Creativa Images/Shutterstock.com

IRS Staff Cuts of Up to 30 Percent Raise Risks, GAO Finds

Auditors fault agency for inaccurate reports to Congress on information technology.

As Congress prepares to pass a fiscal 2016 budget cut for the Internal Revenue Service, its watchdog is warning that pervious reductions over the past five years could harm program effectiveness and increase the risk of poor service.

In a newly released report completed in June, the Government Accountability Office reviewed the impact of cuts to the agency since fiscal 2010, which prompted reductions in full-time equivalent employees in three major “fund centers.” The Human Capital Office, the Office of Chief Counsel and the Small Business/Self-Employed Division each reduced staff by 16 to 30 percent.

By prioritizing legally required programs (such as tax litigation), the agency cut spending on other programs and services, which meant limiting probes of those who failed to file tax returns, delaying software acquisitions and postponing some 24,000 regular five-year background reinvestigations for moderate-risk employees. “Such scaled back activities potentially reduce program effectiveness or increase risk to IRS and the federal government,” GAO said.

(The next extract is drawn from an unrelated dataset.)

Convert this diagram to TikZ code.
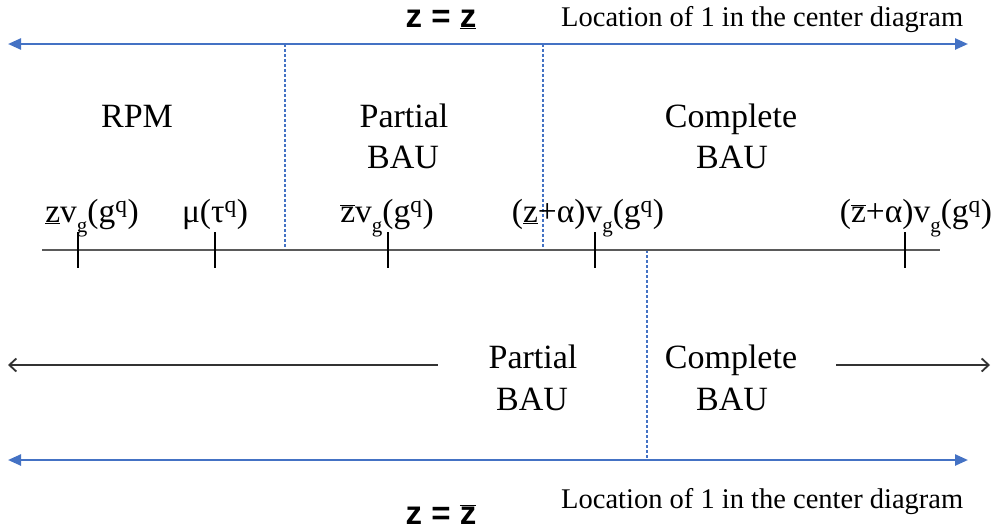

Specifically, non-filer investigations dropped 43 percent and production of private letter rulings to individual taxpayers decreased by 30 percent. A bankruptcy aid program was eliminated, and the Chief Counsel’s office was denied a $10 million software purchase that would have eased document retrieval in litigation. “The IRS was recently sanctioned in court and ordered to reimburse a plaintiff $12,500 for the cost of depositions because it did not have the technical capability to produce appropriate documents for discovery,” GAO noted.

The auditors also faulted the IRS for its $3.2 billion information technology budget request for fiscal 2016, saying it used inaccurate data on investments and unclear definitions of terms such as “life-cycle cost” in its budget justification to appropriators. “As a result, Congress does not have accurate, reliable, and complete data on IT investments to inform its budget decisions or aid in its oversight,” GAO said.

The report was requested by Senate and House leaders of the Finance and Ways and Means panels, which have justified the budget cuts as punishment for alleged political bias in the IRS’s Exempt Organizations unit. Some lawmakers suggested the IRS should use its budget more flexibly to make up for cuts in customer service areas such as call centers that field taxpayer questions.

“While IRS cannot transfer resources from one appropriation account to another without specific statutory authority to do so, the agency still has some flexibility because fund centers may receive funds from more than one appropriation account,” GAO noted. In fiscal 2014, IRS transferred $416 million in funds from user fees collected from taxpayers needing special help and from return preparers subject to quality controls. The agency recently formed a new office and committee to inform budget formulation and execution.

President Obama in February requested a $2 billion hike in the IRS budget of $10.9 billion last year.

GAO credited the IRS with progress on most of 88 outstanding recommendations for improvements, notably its cost estimate on implementation of Obamacare.

Its new recommendations included asking the agency to add controls to make information on its IT investments more accurate. Agency managers agreed.